I've Had a few texts of him , he has had no internet access this week , due to Virgin hubs and modern life being rubbish ,, plus he has been a little under the weather , but is on the mend and able to drink coffee again.

All being well I expect him to pop up on here tomorrow or Monday .

Cheers


----------



## ronsil (Mar 8, 2012)

Thats good to hear. Like others I have been wondering how & where he is.

Look forward to hearing from you soon Charlie.


----------



## oop north (Jun 23, 2013)

I was wondering too! Thanks fir the update!


----------



## urbanbumpkin (Jan 30, 2013)

Good to hear, was wondering how he was.


----------



## Glenn (Jun 14, 2008)

The great thing about Coffee Forums UK is that we miss people when they are not around. Thank you to all members for keeping an eye out for each other.


----------



## Charliej (Feb 25, 2012)

Hi everyone and thanks for the concern from various people which Martin has passed on to me and also thanks to Martin posting some stuff on my behalf.

As he said I've been very poorly with a nasty dose of some viral stomach bug, which unfortunately I got really clobbered hard by as I had my spleen removed during surgery a few years ago. At this point in time my internet became fubar, I've had 2 replacement superhubs 2 lots of engineers round and finally they problem was fixed today by having a new fibre-optic cable pulled in from the main connection box over the road.

Not being able to have a coffee for the better part of 2 weeks seriously sucked and I'm pretty sure that made me feel even worse for the first few days, all the headaches went away as soon as I was able to have a coffee again.

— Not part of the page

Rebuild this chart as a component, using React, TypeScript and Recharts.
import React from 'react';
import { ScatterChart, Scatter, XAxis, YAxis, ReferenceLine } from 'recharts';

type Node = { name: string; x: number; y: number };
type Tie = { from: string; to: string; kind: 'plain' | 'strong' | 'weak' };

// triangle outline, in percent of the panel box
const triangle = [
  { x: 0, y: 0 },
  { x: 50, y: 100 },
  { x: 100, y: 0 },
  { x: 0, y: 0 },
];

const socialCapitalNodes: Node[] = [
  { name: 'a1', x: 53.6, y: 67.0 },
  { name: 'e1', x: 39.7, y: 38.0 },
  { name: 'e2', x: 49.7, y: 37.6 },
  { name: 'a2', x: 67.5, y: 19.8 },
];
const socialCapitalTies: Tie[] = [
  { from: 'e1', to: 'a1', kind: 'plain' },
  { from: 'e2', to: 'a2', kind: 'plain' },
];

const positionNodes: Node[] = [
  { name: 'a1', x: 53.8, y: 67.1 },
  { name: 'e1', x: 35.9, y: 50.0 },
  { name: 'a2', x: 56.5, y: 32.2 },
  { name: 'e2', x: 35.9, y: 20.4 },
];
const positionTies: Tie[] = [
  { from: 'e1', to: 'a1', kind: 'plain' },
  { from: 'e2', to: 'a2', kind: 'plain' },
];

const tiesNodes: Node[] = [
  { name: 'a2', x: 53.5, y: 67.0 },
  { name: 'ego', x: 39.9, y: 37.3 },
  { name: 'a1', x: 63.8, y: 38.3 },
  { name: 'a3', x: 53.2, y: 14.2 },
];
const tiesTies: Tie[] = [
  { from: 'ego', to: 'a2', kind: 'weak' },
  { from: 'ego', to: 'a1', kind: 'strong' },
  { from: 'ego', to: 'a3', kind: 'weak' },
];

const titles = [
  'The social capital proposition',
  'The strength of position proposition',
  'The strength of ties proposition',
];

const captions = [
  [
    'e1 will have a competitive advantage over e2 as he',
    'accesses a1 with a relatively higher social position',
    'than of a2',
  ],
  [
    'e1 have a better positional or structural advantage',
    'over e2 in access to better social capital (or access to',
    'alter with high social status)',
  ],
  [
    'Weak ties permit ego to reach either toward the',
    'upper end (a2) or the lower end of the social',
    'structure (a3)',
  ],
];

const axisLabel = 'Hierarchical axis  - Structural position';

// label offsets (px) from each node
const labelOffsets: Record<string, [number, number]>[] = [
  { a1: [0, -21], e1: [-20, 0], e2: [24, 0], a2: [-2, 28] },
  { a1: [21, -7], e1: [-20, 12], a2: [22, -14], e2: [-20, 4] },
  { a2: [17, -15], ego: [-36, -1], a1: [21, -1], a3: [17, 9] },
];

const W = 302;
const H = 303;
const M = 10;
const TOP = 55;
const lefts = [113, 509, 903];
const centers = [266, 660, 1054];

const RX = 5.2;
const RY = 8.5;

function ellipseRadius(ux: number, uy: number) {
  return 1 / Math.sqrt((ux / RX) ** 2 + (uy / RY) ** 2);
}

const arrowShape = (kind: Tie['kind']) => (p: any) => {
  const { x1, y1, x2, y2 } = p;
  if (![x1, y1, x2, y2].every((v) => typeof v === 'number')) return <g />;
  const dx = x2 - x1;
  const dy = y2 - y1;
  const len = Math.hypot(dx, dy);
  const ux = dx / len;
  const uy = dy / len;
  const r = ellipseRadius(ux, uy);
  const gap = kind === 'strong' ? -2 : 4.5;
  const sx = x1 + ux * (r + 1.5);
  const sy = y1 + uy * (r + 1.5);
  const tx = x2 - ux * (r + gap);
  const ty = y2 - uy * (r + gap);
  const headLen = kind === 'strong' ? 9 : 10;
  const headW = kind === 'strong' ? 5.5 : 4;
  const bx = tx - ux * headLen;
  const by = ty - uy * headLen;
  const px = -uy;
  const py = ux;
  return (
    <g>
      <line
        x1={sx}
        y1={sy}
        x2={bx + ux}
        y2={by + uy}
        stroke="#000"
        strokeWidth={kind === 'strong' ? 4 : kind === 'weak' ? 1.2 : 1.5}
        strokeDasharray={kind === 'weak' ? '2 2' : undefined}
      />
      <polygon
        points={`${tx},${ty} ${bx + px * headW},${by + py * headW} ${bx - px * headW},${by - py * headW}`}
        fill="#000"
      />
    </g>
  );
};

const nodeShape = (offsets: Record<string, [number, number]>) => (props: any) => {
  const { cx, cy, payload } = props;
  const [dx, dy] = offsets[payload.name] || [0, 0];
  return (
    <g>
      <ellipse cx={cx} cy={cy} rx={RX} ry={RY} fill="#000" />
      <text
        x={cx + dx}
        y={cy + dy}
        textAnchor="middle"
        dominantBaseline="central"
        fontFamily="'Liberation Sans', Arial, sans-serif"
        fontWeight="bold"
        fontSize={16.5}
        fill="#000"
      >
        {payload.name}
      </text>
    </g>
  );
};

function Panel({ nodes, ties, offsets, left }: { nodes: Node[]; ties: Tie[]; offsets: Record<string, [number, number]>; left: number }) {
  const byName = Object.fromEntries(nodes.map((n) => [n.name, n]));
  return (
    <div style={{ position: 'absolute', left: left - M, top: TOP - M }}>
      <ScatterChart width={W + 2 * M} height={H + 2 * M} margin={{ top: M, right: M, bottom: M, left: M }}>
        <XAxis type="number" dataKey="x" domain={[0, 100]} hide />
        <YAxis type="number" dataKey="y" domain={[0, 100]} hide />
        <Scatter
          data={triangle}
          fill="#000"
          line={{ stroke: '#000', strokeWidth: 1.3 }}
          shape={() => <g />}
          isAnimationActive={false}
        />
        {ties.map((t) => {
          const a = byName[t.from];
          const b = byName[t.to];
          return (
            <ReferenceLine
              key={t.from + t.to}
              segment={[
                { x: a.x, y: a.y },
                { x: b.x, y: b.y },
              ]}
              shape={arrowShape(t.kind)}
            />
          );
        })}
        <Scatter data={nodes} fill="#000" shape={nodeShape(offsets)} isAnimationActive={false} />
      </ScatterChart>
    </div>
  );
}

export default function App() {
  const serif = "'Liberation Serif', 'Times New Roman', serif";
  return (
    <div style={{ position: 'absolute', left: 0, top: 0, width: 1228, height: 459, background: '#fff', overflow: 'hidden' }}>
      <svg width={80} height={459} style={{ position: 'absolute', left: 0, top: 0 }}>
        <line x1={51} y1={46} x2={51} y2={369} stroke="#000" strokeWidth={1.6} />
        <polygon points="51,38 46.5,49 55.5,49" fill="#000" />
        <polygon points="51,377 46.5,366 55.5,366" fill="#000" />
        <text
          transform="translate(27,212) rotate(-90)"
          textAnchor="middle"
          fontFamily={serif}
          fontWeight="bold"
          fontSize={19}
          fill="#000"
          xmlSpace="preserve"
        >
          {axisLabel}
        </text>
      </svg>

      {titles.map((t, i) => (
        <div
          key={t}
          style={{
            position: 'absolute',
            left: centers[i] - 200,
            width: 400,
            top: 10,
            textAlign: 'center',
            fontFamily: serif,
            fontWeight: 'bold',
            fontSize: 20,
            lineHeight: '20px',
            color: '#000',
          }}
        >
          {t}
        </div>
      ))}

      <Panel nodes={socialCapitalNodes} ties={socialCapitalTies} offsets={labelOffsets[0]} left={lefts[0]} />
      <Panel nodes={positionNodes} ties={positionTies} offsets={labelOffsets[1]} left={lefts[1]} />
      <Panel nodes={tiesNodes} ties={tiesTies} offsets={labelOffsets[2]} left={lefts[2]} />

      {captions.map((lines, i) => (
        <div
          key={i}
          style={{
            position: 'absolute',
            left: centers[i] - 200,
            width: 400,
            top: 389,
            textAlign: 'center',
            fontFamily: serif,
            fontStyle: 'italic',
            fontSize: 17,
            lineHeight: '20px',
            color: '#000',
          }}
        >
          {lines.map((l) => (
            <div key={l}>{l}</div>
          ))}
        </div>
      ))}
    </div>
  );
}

I'll post it on the group buy thread as well as here. I had hoped to have the group buy stuff all sorted out and posted by now as I'm not going to be home much for the next week to ten days as I have family over from Australia, a family wedding to attend and then this coming weekends coffee shindigs to attend, I haven't yet worked out when I'm going to get some sleep in







.


----------



## drude (Apr 22, 2013)

Nice to see you back, Charlie


----------



## urbanbumpkin (Jan 30, 2013)

Glad you're back Charlie


----------



## Soll (Nov 10, 2013)

Welcome back Charlie, I wish you better mate!


----------



## Heligan (Aug 24, 2013)

Glad to hear you're on the mend Charlie and that your internet's fixed. It wasn't like you to be quiet for so long....







Hope you have a good time with your family.

Jane


----------



## Thecatlinux (Mar 10, 2014)

Glad to hear you're feeling better 

who needs sleep when you have coffee


----------



## Yes Row (Jan 23, 2013)

Welcome back!


----------



## Milanski (Oct 10, 2013)

Glad to hear you're ok Charlie


----------